# Merging ticker changes
In section 1.7 we have acquired the list of renamings. Now we will use them to merge our data. We have to be aware that it is possible for a ticker to used multiple times, so the <code>ticker_changes.csv</code> may contain multiple of the same tickers in the 'from' and 'to' column. 

After processing the ticker changes we will create a <code>tickers_v5.csv</code> which will be our definitive ticker list. This contains a column 'tickers_old', which will containa list of (date_of_change, ticker) pairs. So if A changes to B on day 2, and B changes to C on day 5, tickers_old for D will contain [[2, A], [5, B]].

The process will be as follows:
* As long as we have ticker changes to process
    * Loop through <code>tickers_v4.csv</code>.
        * Get the next trading date after 'end_date_data'.
        * Search in <code>tickers_changes.csv</code> if there is a ticker change on this date.
        * If it does:
            * The stock data will be merged.
            * In <code>tickers_v4.csv</code> we will change "ticker" to the new ticker and add a list [date, ticker] to "tickers_old".
            * All other rows will be merged such as "start_date". For identifiers we will take the last name available. We do NOT change the ID, because we chose the ID to be never-changing.
            * The row of the old ticker will be deleted
            * **We need to restart the loop!** If we don't the following can happen: Let's assume that a ticker was renamed from A -> B -> C -> D but that the order in which it appears in our ticker list is C, D, A, B. Using our loop, C gets merged with D. Then the loop checks D, which has no renamings. Then A gets merged with B. Then B gets merged with C, however that is incorrect! B should be merged with the new D, which contains C. Any double+ renamings have the risk of being in the 'wrong order'.

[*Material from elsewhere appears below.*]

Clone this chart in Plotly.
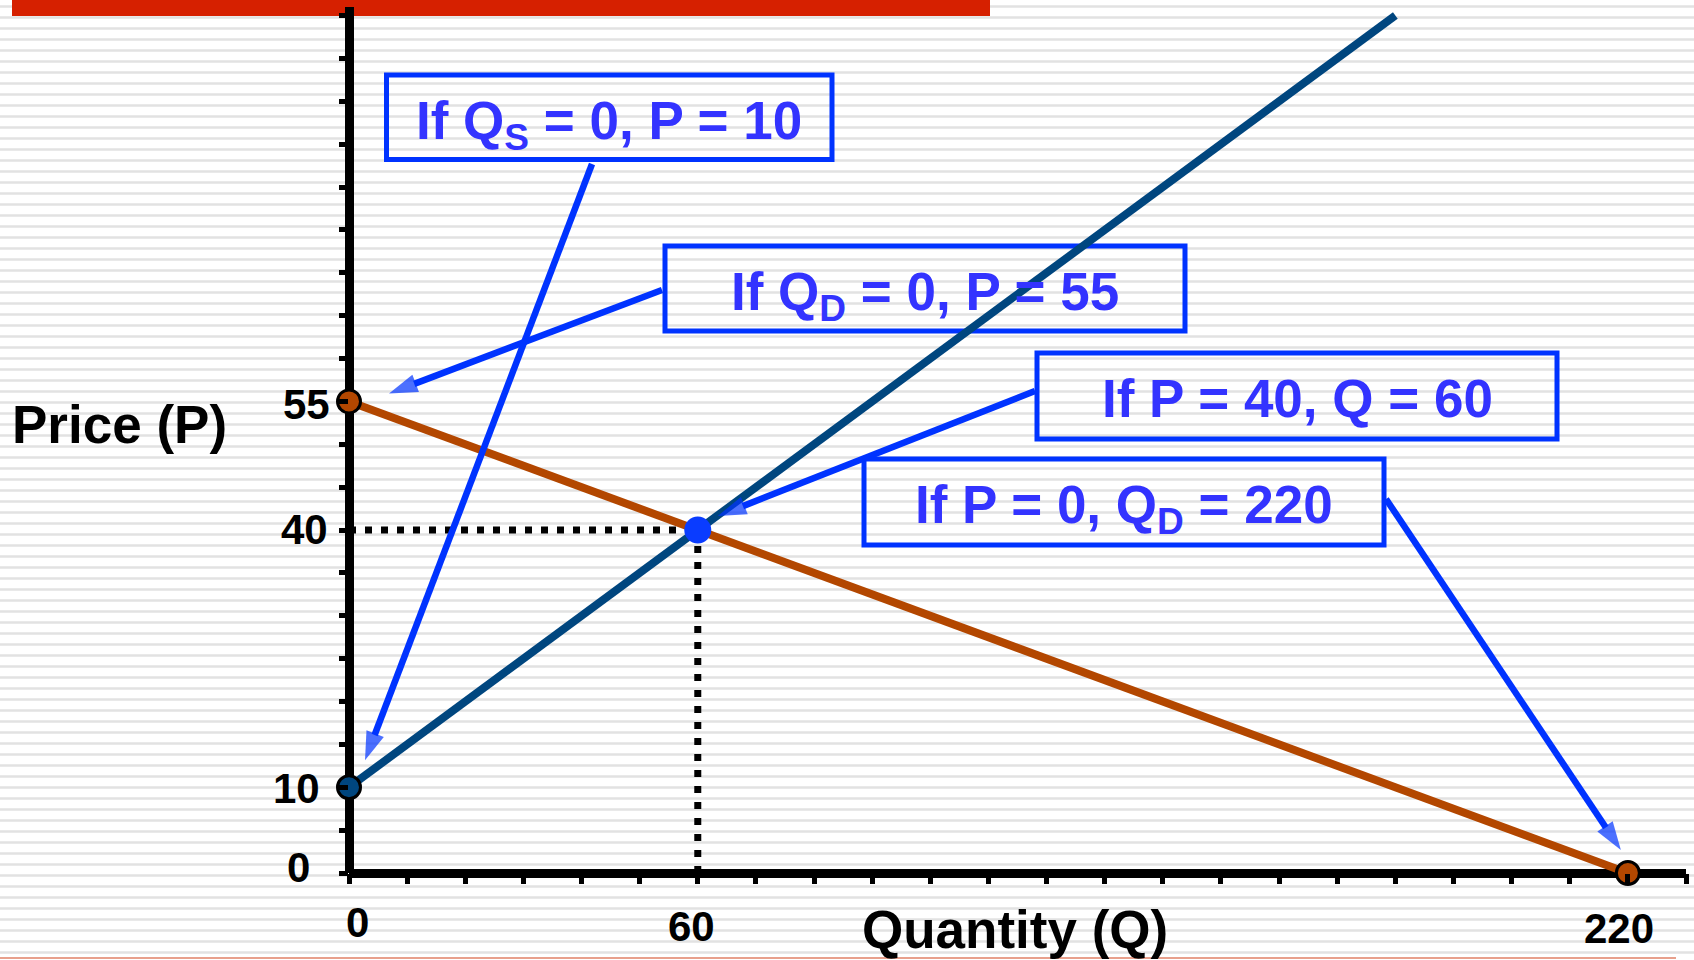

Note: if a ticker A goes OTC and then comes back and changes to B, then we will have two files: one of the A before OTC and the A+B after OTC named B.

In [1]:
from utils import get_tickers, get_market_dates, get_ticker_changes
from datetime import datetime, date, time
import mplfinance as mpf
import pandas as pd
import numpy as np
import os
DATA_PATH = "../../../data/polygon/"
END_DATE = date(2023, 9, 1)

In [127]:
tickers_v4 = get_tickers(v=4)
market_dates = get_market_dates()
ticker_changes = get_ticker_changes()

tickers_v4.insert(loc = 2, column = 'tickers_old', value = [[] for _ in range(len(tickers_v4))])

while True:
    # tickers_v4 gets smaller by 1 element every time we run this loop.
    for index_from, row_from in tickers_v4.copy().iterrows():
        # Get values
        type_from = row_from['type']
        if type_from == "INDEX":
            continue
        id_from = row_from['ID']
        ticker_from = row_from['ticker']
        start_date_from = row_from['start_date']
        end_date_from = row_from['end_date']
        start_data_from = row_from['start_data']
        end_data_from = row_from['end_data']
        if end_data_from == END_DATE:
            continue

        start_data_to = market_dates[market_dates.index(end_data_from) + 1]

        # Get ticker changes 
        change = ticker_changes[(ticker_changes.index == start_data_to) & (ticker_changes['from'] == ticker_from)]
        if change.empty:
            continue
        elif len(change) > 1:
            raise Exception("Duplicate!")
        ticker_to = change['to'].values[0]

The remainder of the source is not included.